Насколько можно судить, убийство Кирова послужило спусковым крючком. Именно оно дало Сталину возможность свести счеты со старой левой оппозицией, и миссия человека, который выполнял эту задачу, заключалась в том, чтобы стать великим палачом, пока он сам не будет казнен. Николай Ежов, молодой человек, из-за своего очень низкого роста чем-то похожий на мальчишку, работал в аппарате ЦК с конца 1920-х годов, был протеже Кагановича, а затем стал любимцем Сталина[330]. У него было очень слабое здоровье — врачи диагностировали туберкулез, миастению, неврастению, анемию, недоедание, стенокардию, псориаз и ишиас — так что удивительно, что он вообще мог справляться со своей рабочей нагрузкой еще до того, как стал палачом. Изначально все в команде любили его; никто не чувствовал угрозы. «Отзывчивый, гуманный, мягкий и тактичный», — так говорили бывшие коллеги из провинции; в глазах Молотова он был хорошим работником, хотя, возможно, «слишком старался», потому что находился под сильным давлением со стороны Сталина. Бухарин считал его «честным», и даже жена поэта Надежда Мандельштам находила его «скромным и довольно покладистым человеком»[331].
Стремительный взлет Ежова начался, когда Сталин поручил ему найти (или изобрести) связь Зиновьева и Каменева с убийством Кирова. Назначенный секретарем ЦК в начале 1935 года, он бывал в кабинете Сталина и почти так же часто говорил о вопросах государственной безопасности, как Ягода, на чью территорию он, по воле Сталина, посягал задолго до того, как сменил его на посту наркома внутренних дел в сентябре 1936 года. Его задача состояла в том, чтобы разобраться с «троцкистско-зиновьевским блоком», чего Ягода не смог сделать эффективно. Судебный процесс над Зиновьевым и Каменевым в 1935 году не привел к полному признанию или максимальному наказанию, и одна из первых задач Ежова состояла в том, чтобы исправить это на повторном процессе 1936 года, первом из трех крупных публичных действ, известных как московские показательные процессы. На важность работы Ежова указывает то, что 12 октября 1937 года он стал кандидатом в члены Политбюро. В 1937 году он был вторым после Молотова по частоте посещений кабинета Сталина[332]. Казахский бард Джамбул посвятил ему оду: «огонь, опаливший змеиные гнезда»[333].
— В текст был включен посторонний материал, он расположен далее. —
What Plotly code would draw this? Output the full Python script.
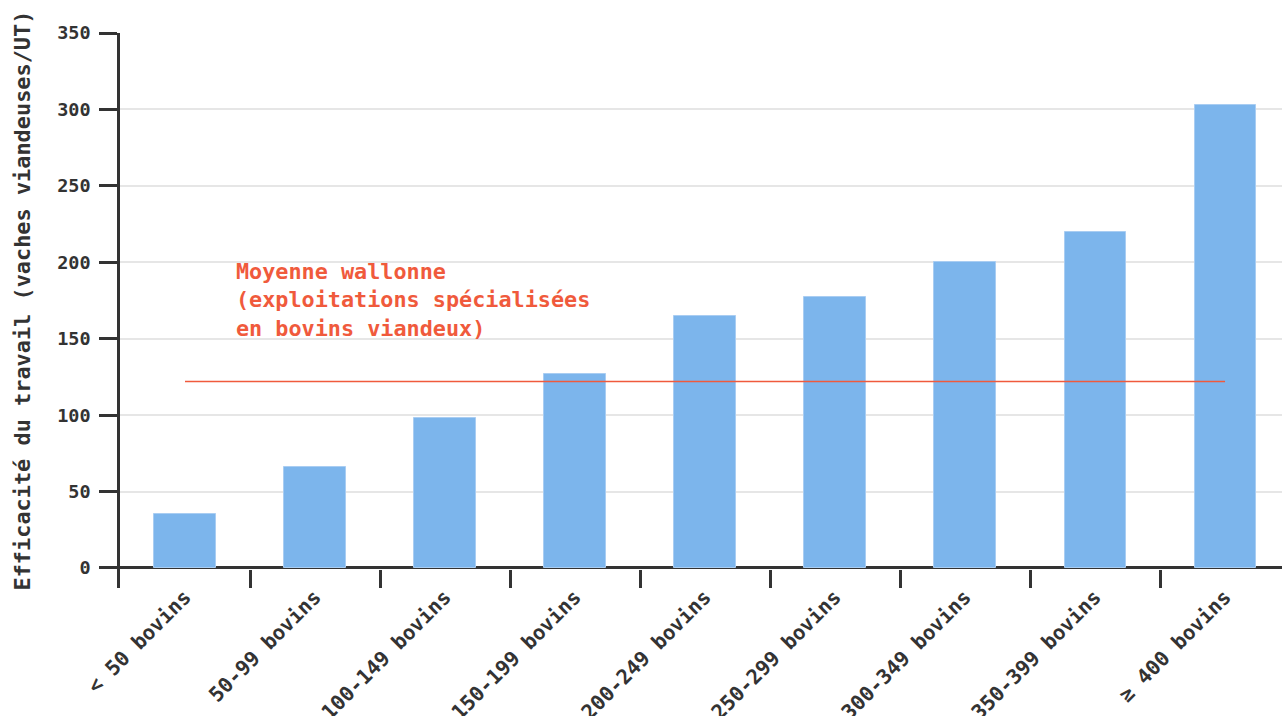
import plotly.graph_objects as go

# Herd-size classes and work efficiency (suckler cows per work unit)
categories = ["< 50 bovins", "50-99 bovins", "100-149 bovins", "150-199 bovins",
              "200-249 bovins", "250-299 bovins", "300-349 bovins", "350-399 bovins",
              "≥ 400 bovins"]
efficiency = [35, 66, 98, 127, 165, 177, 200, 220, 303]
regional_mean = 122
mean_label = "Moyenne wallonne<br>(exploitations spécialisées<br>en bovins viandeux)"
y_title = "Efficacité du travail (vaches viandeuses/UT)"
y_ticks = [0, 50, 100, 150, 200, 250, 300, 350]

FONT = "DejaVu Sans Mono"
TEXT = "#333333"
BAR = "#7cb5ec"
RED = "#f05a3c"

fig = go.Figure()
fig.add_trace(go.Bar(
    x=categories, y=efficiency, width=0.47,
    marker=dict(color=BAR, line=dict(color="#a9cdf2", width=1)),
    hoverinfo="x+y",
))
fig.add_trace(go.Scatter(
    x=[categories[0], categories[-1]], y=[regional_mean, regional_mean],
    mode="lines", line=dict(color=RED, width=1.5), hoverinfo="y",
))

fig.add_annotation(
    text=mean_label, xref="x", yref="y", x=0.375, y=175.5,
    xanchor="left", yanchor="middle", align="left", showarrow=False,
    font=dict(family=FONT, size=21.8, color=RED, weight="bold"),
)
fig.add_annotation(
    text=y_title, xref="paper", yref="y", x=0, y=175, xshift=-98,
    xanchor="center", yanchor="middle", textangle=-90, showarrow=False,
    font=dict(family=FONT, size=21.9, color=TEXT, weight="bold"),
)

fig.update_layout(
    width=1282, height=716,
    margin=dict(l=120, r=0, t=33, b=128),
    paper_bgcolor="white", plot_bgcolor="white",
    showlegend=False, bargap=0,
    font=dict(family=FONT, color=TEXT, size=18, weight="bold"),
)
fig.update_xaxes(
    type="category", range=[-0.5, 8.438], tickson="boundaries", automargin=False,
    ticks="inside", ticklen=18, tickwidth=2.5, tickcolor=TEXT,
    ticklabelstandoff=-8,
    tickangle=-45, tickfont=dict(family=FONT, size=20.5, color=TEXT, weight="bold"),
    showgrid=False, showline=False, zeroline=False,
)
fig.update_yaxes(
    range=[-13.1, 350], tickvals=y_ticks, automargin=False,
    ticks="outside", ticklen=18, tickwidth=2.5, tickcolor=TEXT,
    ticklabelstandoff=5,
    tickfont=dict(family=FONT, size=18.5, color=TEXT, weight="bold"),
    showgrid=True, gridcolor="#e6e6e6", gridwidth=1.5,
    showline=True, linecolor=TEXT, linewidth=2.5,
    zeroline=True, zerolinecolor=TEXT, zerolinewidth=2.5,
)

fig.write_html("out.html")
После убийства Кирова следующим потрясением стало дело против Авеля Енукидзе, старого друга и товарища многих членов команды, включая Сталина, которого он называл Сосо. На похоронах Надежды Аллилуевой Енукидзе успокаивал шестилетнюю Светлану, качая ее на коленях; впоследствии он в числе группы близких друзей отмечал пятидесятипятилетний юбилей Сталина. Возможно, он также пытался защитить Зиновьева и Каменева и спасти их от ареста после убийства Кирова.